Fact Checker | Obama's claim that Internet gun sellers 'operate under a different set of rules'
By Glenn Kessler | The Washington Post | Published: January 6, 2016
"The problem is some gun sellers have been operating under a different set of rules. A violent felon can buy the exact same weapon over the Internet with no background check, no questions asked."
— President Obama, remarks on gun proposals, Jan. 5, 2016
The Fact Checker's inbox just about exploded after the president made this comment in introducing new guidance for background checks and gun-safety proposals.
We will leave aside the question about whether the president's announcement would make much difference – some experts are dubious – and look at this specific question: Is there a separate set of rules for the Internet?
The president referred to the Internet but, broadly speaking, he was talking about electronic commerce. E-commerce is the buying and selling of goods and services, or the transmitting of funds or data, over an electronic network, such as the Internet.
So this definition includes not just 130,000 gun dealers which hold a Federal Firearms License (FFL) that might sell goods over the Internet, but also online sales forums, such as Armslist.

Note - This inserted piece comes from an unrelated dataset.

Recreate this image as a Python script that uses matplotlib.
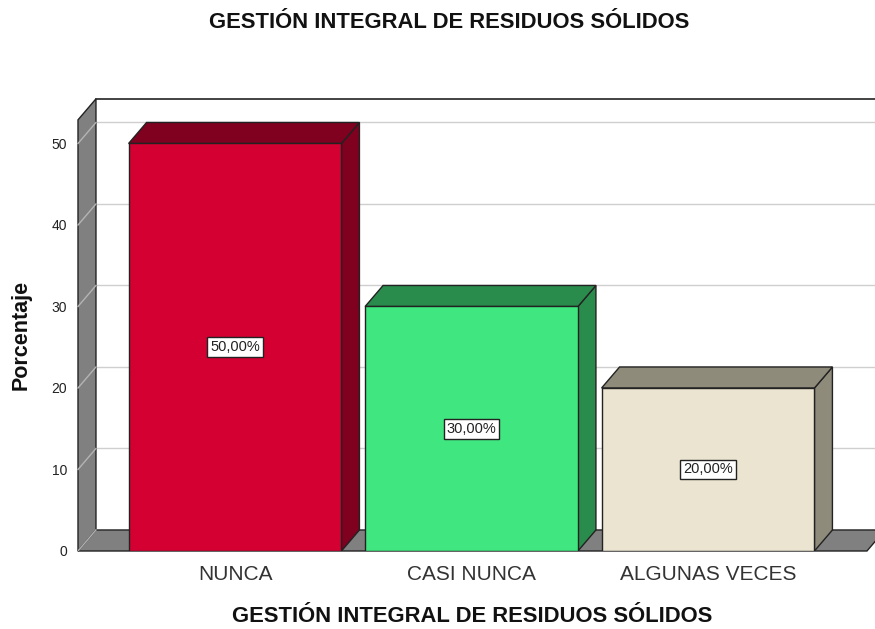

A gun dealer must comply with federal laws which requires gun sellers to have licenses and perform background checks based upon whether they are "engaged in the business" of selling firearms, without regard for whether the sale is arranged on the Internet or in person.
A private transaction arranged by a buyer and seller on an online forum such Armslist- "the largest free gun classifieds on the web"- is somewhat different.
Any transaction across state lines still must be processed by an FFL in the home state of the buyer -which would conduct a background check. This was mandated in the Arms Control Act of 1968.
But if both the buyer and seller reside in the same state, then it becomes a transaction between two private individuals, according to the Bureau of Alcohol, Tobacco and Firearms. Private sellers are not required to see identification, keep records or conduct a background check. (Note: this is at the federal level. Eight states – California, Colorado, Connecticut, Delaware, New York, Oregon, Rhode Island, Washington state – and the District of Columbia require background checks for all private sales, while Maryland and Pennsylvania require it for private handgun sales.)
These private sales are almost always going to take place in person, because shipping a gun is subject to various restrictions.
A Justice Department official provided the following example: "A person could post on a gun-for-sale website, get paid through PayPal, and then deliver the firearm at a public space. So long as both buyer and seller are residents of the same state, that transaction is lawful."
He added: "It is unlawful for the felon to do so, because their receipt of the firearm is illegal. But the seller hasn't done anything wrong if the seller doesn't know that the buyer is prohibited."
The New York Times, in a 2013 article, asserted that "Armslist and similar sites function as unregulated bazaars, where the essential anonymity of the Internet allows unlicensed sellers to advertise scores of weapons and people legally barred from gun ownership to buy them." Armlist, for its part, says "many, if not most, private sellers want to do background checks" but they find having to pay a fee to an FFL burdensome.
Administration officials say the president was also referring the so-called "dark web," which lies beyond the public Internet and which requires software or authorization to access. Attorney General Loretta E. Lynch told reporters on Jan. 4 that the ATF was planning to step up enforcement in "not just the Internet that we all access through regular stores' websites, but also the dark web, the Internet not accessible to the average consumer where illicit transactions, including those involving firearms, go on."
In November 2015, for instance, an Alabama man was sentenced to 51 months in prison for unlawfully selling and shipped at least 32 firearms to people all over the world – including Australia and Sweden -via the dark web.
This is a difficult claim to assess because a lot depends on how one reads Obama's remarks: "The problem is some gun sellers have been operating under a different set of rules. A violent felon can buy the exact same weapon over the Internet with no background check, no questions asked."
Administration officials say his point was that electronic commerce has made it easier for prohibited people such as felons to obtain firearms (or to hide such transactions from scrutiny behind the dark Web). Put in those terms, his statement is reasonable. Illegal markets often exploit new forms of commerce.
But many readers believed Obama was asserting the rules were different for the Internet – that it legally permitted violent felons to obtain guns.
We agree that Obama's language is slippery and could be confusing to the average person who doesn't know anything about FFLs and state requirements. There is nothing unique about the Internet; the laws governing private transactions and interstate sales are exactly the same. It's the same as offering to sell a gun on a bulletin board, except the bulletin board is significantly larger. The Internet, and payment systems such as PayPal, have certainly facilitated transactions that in the past would have been more difficult to arrange.
Obama erred in saying the rules are different for Internet sellers. They face the same rules as other sellers – rules that the administration now says it will enforce better.